Gather all lines containing the string "script" and copy them out.

### Record excerpts

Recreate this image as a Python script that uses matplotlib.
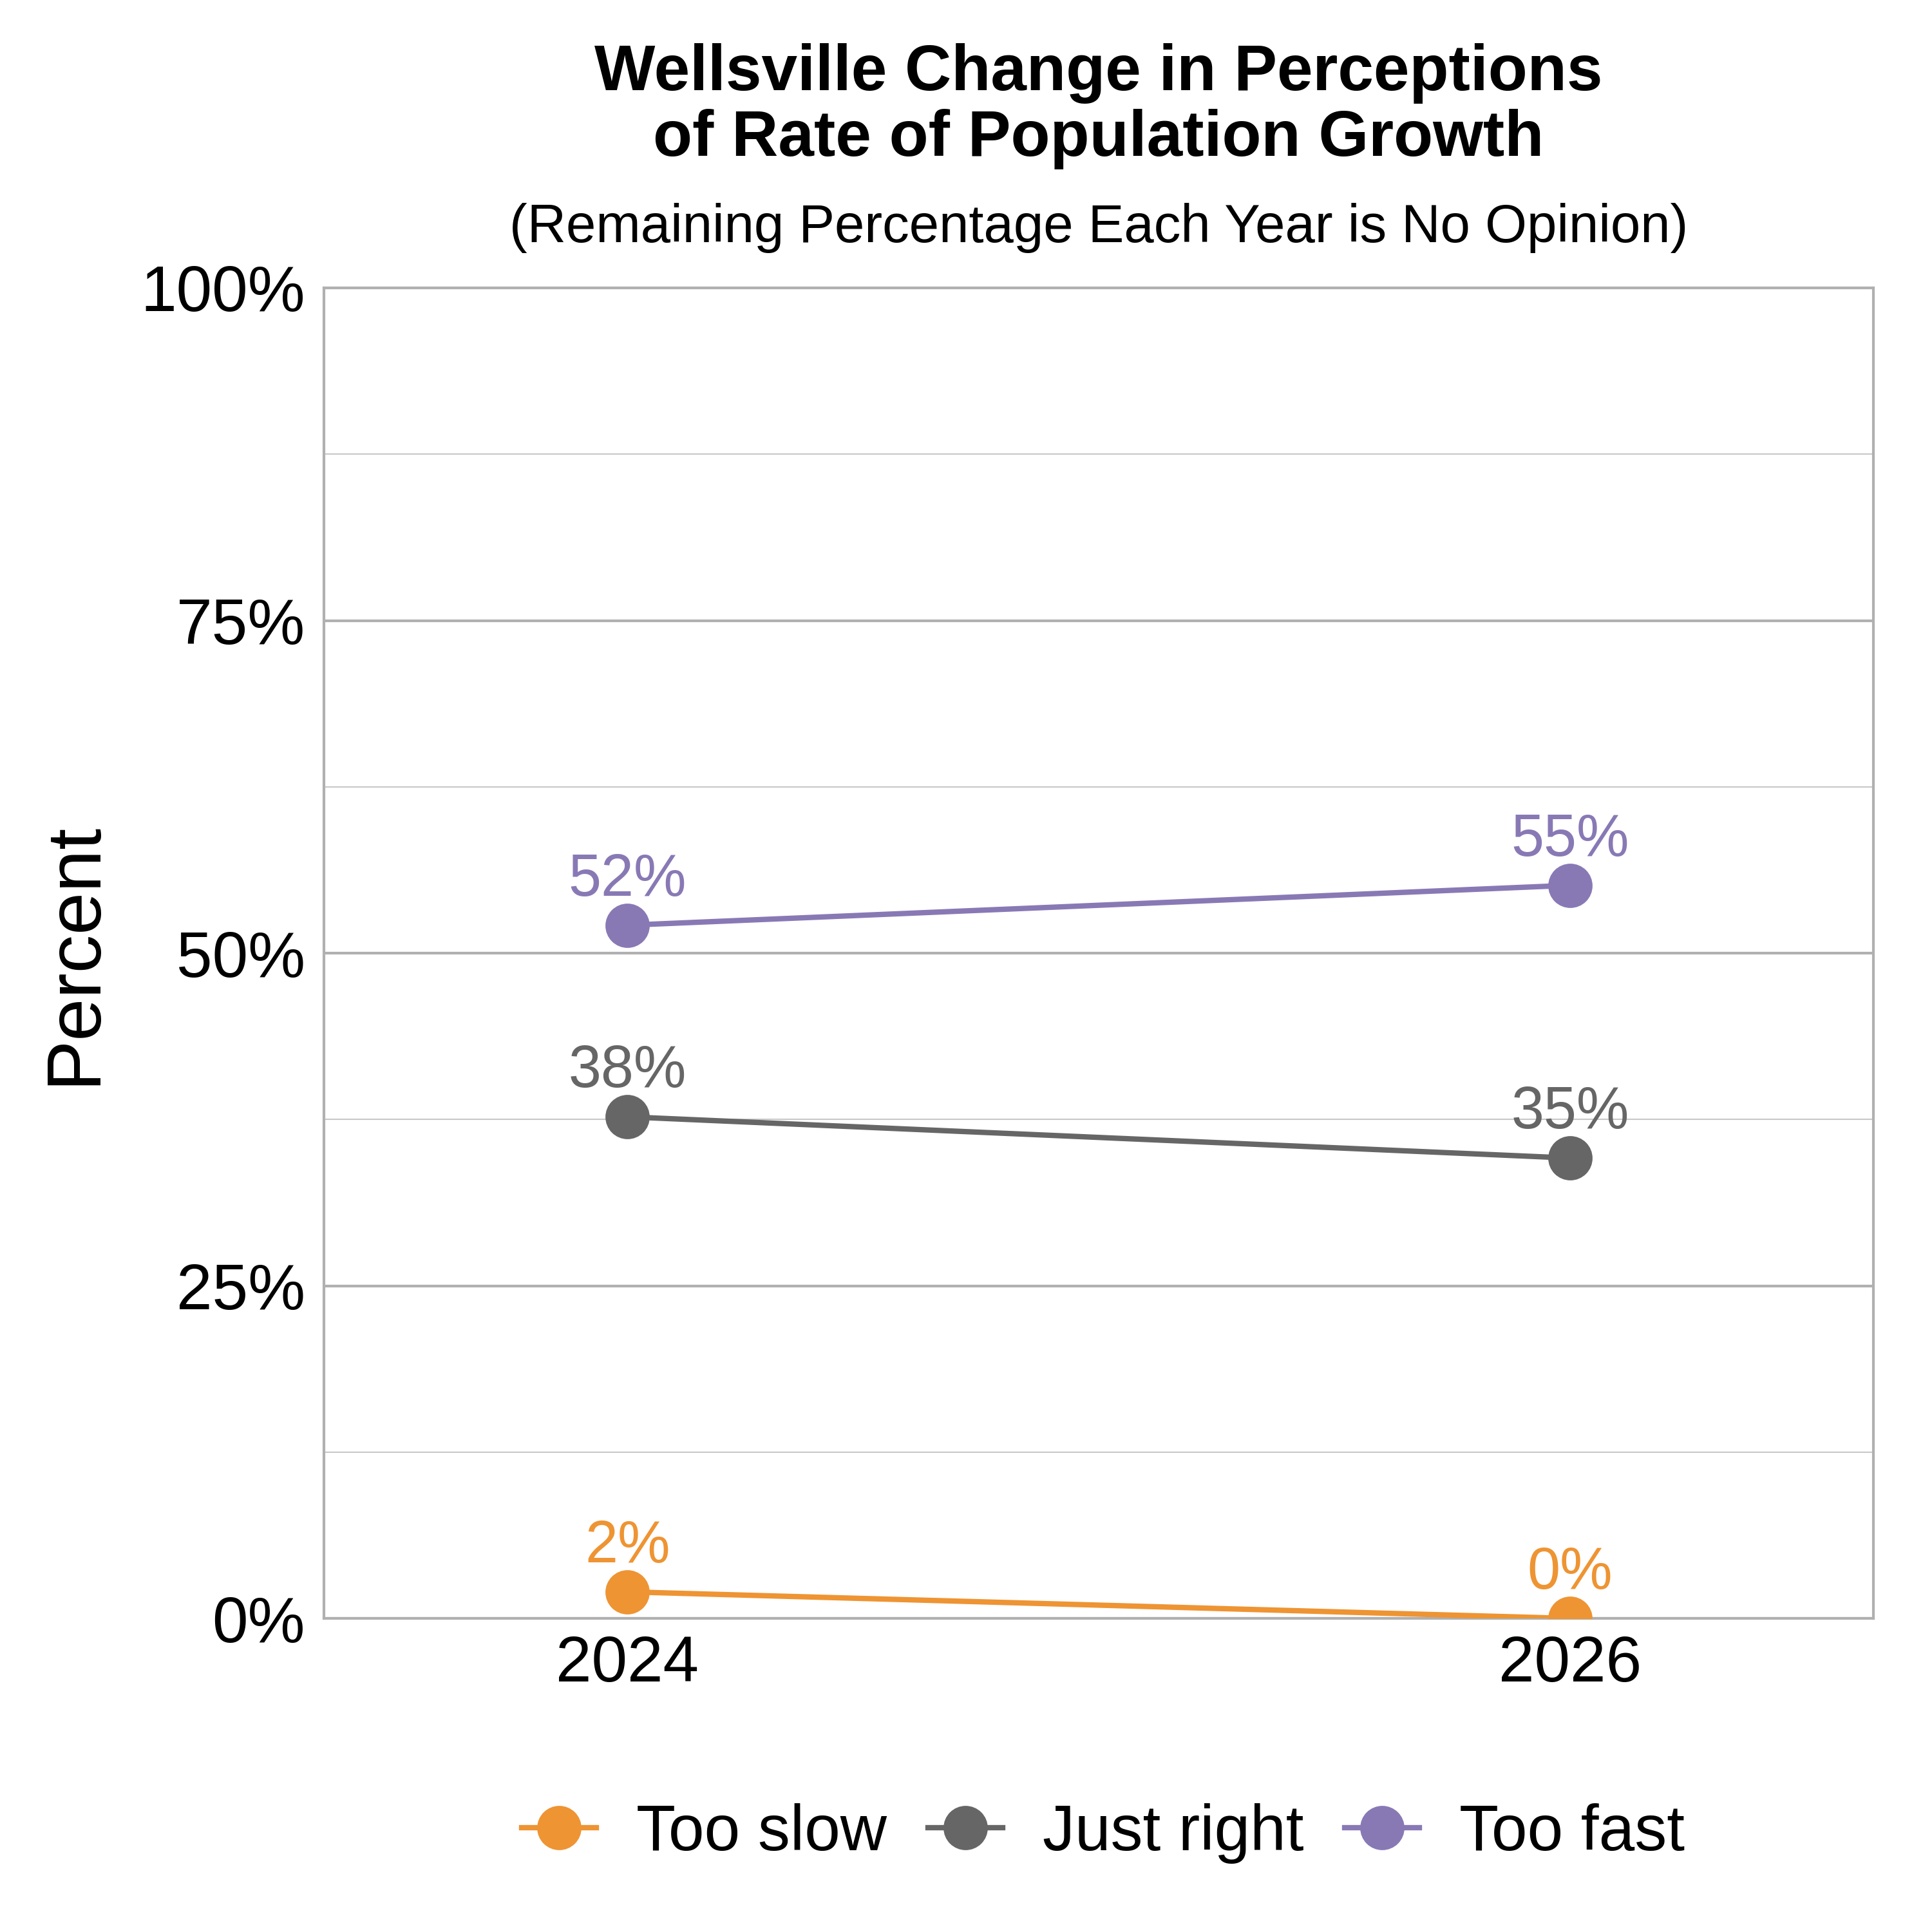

######
### Record excerpts

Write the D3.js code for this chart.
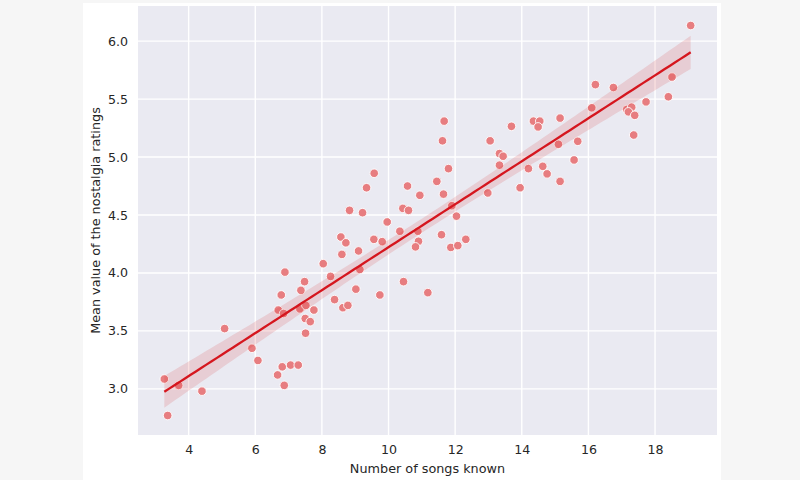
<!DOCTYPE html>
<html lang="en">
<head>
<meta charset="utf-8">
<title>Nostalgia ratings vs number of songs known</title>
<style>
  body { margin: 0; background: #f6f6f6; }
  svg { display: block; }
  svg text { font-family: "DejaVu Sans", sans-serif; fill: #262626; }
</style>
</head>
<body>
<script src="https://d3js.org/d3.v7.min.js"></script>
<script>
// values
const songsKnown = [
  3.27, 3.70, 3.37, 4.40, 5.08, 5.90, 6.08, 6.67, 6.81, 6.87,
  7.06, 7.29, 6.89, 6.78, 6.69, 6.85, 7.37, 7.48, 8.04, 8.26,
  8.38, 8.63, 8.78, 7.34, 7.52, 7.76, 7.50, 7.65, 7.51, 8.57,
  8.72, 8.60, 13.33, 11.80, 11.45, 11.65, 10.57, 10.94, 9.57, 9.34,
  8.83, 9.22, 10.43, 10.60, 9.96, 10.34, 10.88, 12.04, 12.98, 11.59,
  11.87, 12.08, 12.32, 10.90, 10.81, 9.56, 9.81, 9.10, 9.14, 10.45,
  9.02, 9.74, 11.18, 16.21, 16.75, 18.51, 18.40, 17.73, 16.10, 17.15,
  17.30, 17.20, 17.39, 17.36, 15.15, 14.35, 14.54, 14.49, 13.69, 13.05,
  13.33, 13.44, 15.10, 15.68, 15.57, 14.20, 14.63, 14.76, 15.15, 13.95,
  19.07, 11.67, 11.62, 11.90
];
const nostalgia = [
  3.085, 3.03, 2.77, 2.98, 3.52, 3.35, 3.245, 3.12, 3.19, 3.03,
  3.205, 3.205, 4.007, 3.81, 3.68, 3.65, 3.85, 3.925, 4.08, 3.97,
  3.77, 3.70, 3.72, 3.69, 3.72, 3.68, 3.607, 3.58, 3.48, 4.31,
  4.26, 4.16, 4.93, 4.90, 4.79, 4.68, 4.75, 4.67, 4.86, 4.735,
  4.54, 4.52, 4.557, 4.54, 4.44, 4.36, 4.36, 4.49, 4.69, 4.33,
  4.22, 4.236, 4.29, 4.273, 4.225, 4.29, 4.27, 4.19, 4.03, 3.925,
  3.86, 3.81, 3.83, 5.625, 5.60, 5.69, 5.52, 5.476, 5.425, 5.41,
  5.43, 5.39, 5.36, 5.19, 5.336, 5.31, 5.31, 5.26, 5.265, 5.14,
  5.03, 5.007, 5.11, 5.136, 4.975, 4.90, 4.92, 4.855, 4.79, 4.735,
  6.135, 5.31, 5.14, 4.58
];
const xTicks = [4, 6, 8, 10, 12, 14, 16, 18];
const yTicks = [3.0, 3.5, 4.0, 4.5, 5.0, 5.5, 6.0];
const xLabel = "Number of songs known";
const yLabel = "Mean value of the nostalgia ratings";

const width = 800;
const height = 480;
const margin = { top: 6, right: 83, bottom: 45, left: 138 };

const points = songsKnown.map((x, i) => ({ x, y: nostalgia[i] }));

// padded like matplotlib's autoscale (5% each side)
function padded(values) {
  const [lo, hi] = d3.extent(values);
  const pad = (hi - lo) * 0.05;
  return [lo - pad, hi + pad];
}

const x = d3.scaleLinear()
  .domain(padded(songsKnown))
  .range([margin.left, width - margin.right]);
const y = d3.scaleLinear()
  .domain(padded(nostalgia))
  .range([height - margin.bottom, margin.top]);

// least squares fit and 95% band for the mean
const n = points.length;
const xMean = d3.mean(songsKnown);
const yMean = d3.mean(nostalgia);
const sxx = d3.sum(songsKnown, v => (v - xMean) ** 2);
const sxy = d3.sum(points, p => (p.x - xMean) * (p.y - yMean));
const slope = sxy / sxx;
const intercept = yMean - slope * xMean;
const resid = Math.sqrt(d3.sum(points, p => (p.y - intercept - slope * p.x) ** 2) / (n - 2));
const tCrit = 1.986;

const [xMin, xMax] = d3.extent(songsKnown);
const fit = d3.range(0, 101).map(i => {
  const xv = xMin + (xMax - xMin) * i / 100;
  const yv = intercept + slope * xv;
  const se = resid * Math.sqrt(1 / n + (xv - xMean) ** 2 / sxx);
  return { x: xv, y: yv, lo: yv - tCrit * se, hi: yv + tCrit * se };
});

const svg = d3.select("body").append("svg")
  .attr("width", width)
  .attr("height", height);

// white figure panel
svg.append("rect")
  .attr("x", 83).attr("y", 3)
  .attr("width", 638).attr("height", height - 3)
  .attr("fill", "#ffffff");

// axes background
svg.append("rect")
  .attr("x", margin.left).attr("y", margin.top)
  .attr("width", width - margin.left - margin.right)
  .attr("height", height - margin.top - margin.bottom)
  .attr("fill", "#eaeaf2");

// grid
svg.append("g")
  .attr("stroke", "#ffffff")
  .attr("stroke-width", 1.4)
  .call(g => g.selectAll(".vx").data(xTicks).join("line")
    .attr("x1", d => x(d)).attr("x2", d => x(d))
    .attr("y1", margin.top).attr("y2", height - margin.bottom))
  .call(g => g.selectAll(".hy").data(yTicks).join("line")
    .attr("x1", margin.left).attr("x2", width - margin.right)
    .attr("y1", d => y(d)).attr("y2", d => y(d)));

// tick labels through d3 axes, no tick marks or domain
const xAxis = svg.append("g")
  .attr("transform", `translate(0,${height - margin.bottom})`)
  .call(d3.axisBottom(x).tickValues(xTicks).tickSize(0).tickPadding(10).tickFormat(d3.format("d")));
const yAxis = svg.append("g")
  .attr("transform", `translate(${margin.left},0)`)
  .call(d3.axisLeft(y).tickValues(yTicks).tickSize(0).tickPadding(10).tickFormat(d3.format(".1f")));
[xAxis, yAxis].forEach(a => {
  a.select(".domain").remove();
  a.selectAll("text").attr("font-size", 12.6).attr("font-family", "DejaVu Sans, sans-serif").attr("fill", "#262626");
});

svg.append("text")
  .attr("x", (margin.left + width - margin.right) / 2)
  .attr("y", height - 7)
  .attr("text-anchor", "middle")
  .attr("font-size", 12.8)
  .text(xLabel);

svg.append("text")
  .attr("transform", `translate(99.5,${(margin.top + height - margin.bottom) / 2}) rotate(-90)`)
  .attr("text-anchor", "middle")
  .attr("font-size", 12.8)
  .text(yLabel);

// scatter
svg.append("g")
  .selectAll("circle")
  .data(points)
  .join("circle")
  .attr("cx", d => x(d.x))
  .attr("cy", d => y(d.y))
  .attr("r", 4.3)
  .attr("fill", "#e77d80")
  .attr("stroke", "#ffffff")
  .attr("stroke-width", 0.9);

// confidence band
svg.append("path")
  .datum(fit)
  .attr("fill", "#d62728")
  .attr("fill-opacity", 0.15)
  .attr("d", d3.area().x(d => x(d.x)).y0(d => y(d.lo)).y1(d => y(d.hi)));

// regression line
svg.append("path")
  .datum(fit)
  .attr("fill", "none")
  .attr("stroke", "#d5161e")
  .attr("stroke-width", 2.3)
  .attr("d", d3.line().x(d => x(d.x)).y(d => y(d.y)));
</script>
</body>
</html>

######

Finished task.
Recreate this image as a Python script that uses matplotlib.
<script src="https://d3js.org/d3.v7.min.js"></script>
<script>
</script>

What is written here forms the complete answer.